A eventual perda de valor e função não só desorganiza orçamentos familiares e empresariais, minando o planejamento a longo prazo e afetando desproporcionalmente os mais vulneráveis, mas também "corrói o tecido social", alertou Galípolo.

A política monetária do BC e a valorização do real

Galípolo destacou que a valorização de 12,3% do real frente ao dólar em 2025 está diretamente vinculada à política de juros altos do BC. O aumento das taxas de juros a partir de dezembro de 2024 atraiu capital estrangeiro para o país e elevou a rentabilidade de ativos denominados em real.

Juros altos favorecem operações de carry trade, explicou Galípolo:

“Em 2024, se eu comparasse o real com moedas de outros países emergentes, teria sido a moeda de pior performance em 2024. Este ano o real vem apresentando a melhor performance quando comparado com os seus pares.”

O carry trade consiste em uma operação de arbitragem. Investidores internacionais tomam empréstimos a juros baixos em uma determinada jurisdição e aplicam esses recursos em países onde os juros são mais altos para lucrar com a diferença.

Os dólares que entram no país são necessariamente convertidos em reais para a realização desses investimentos. Consequentemente, o aumento da demanda pela moeda nacional no mercado cambial resulta na sua valorização.

Galípolo reconheceu que, embora a política monetária do BC tenha contribuído para a apreciação do real, a desvalorização do dólar desde a posse de Donald Trump na presidência dos EUA também foi um fator determinante.

Adoção de stablecoins e Bitcoin crescem no Brasil apesar da valorização do real

A despeito do sucesso da política monetária do BC e da valorização do real frente ao dólar em 2025, a adoção de criptomoedas, especialmente Bitcoin e stablecoins, está em alta no Brasil.
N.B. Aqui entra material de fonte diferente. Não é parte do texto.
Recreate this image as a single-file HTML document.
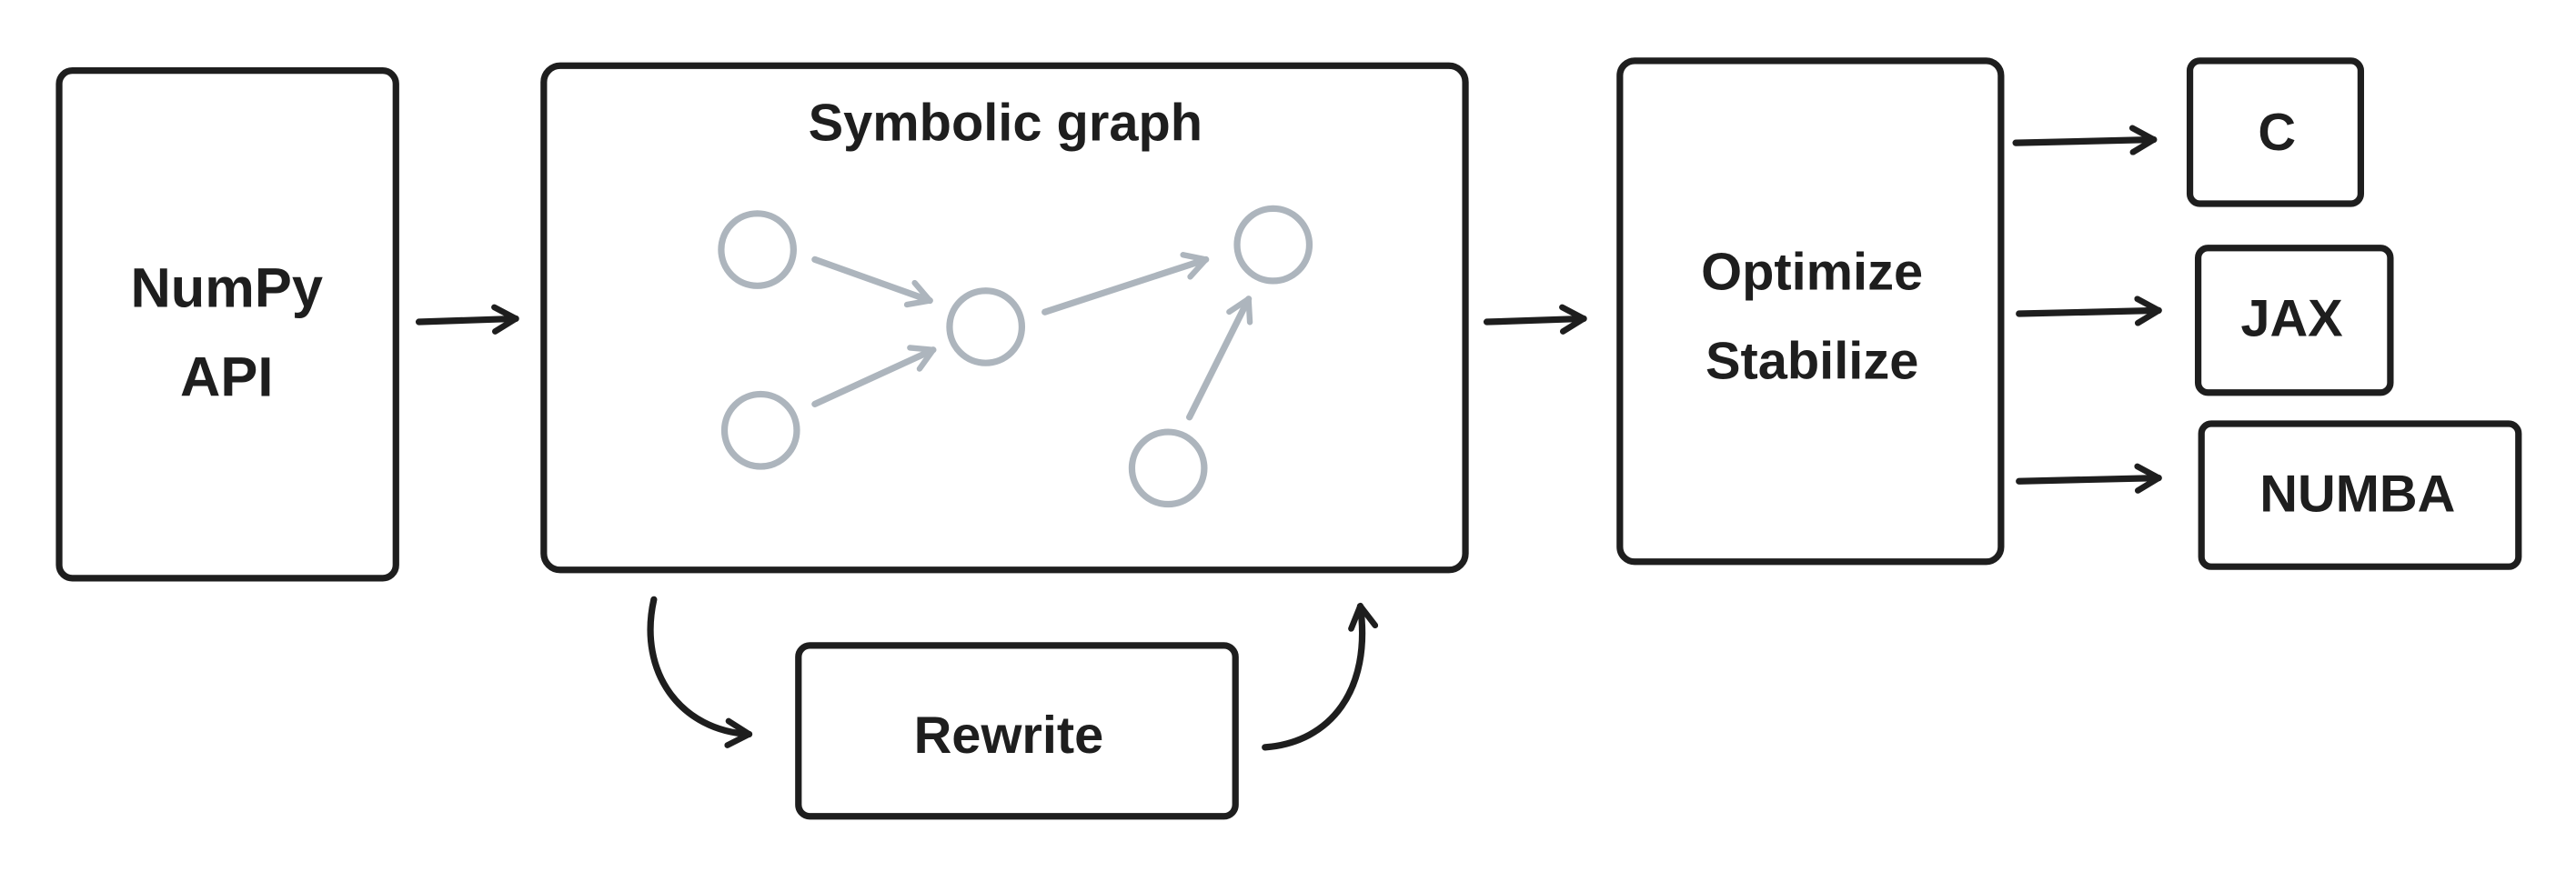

A participação do país no volume negociado de criptomoedas na região cresceu de 17% em 2020 para 77% em 2025. O Brasil concentrou a maior parte dos US$ 16,2 bilhões movimentados entre janeiro e maio com moedas fiduciárias de países da região.

Apesar da desaceleração no volume global de negociação de criptomoedas este ano, a América Latina se encaminha para superar o recorde de US$ 18,2 bilhões transacionados em 2021.

Além disso, o real foi a quarta moeda fiduciária mais transacionada na Binance entre janeiro e maio deste ano.

Volume negociado de USDT e Bitcoin dispara em junho

Em junho, o volume negociado de USDT, a maior stablecoin atrelada ao dólar em capitalização de mercado, cresceu 32% em relação a maio, atingindo R$ 9,63 bilhões. Este aumento é atribuído ao fortalecimento das stablecoins como meio de pagamento e reserva de valor.

Paralelamente, o Bitcoin também registrou um crescimento de 5,7% no volume de negociação em seus pares com o real em junho, totalizando R$ 5,18 bilhões, mesmo em um período de oscilação negativa do preço da criptomoeda e turbulência nos mercados financeiros globais.

Ironicamente, o real registrou uma queda de mais de 2% em relação ao dólar horas após o depoimento do presidente do BC. A desvalorização foi motivada pelo anúncio de Trump de que os Estados Unidos implementarão tarifas de 50% sobre produtos brasileiros a partir de 1º de agosto, conforme noticiado pelo Cointelegraph Brasil.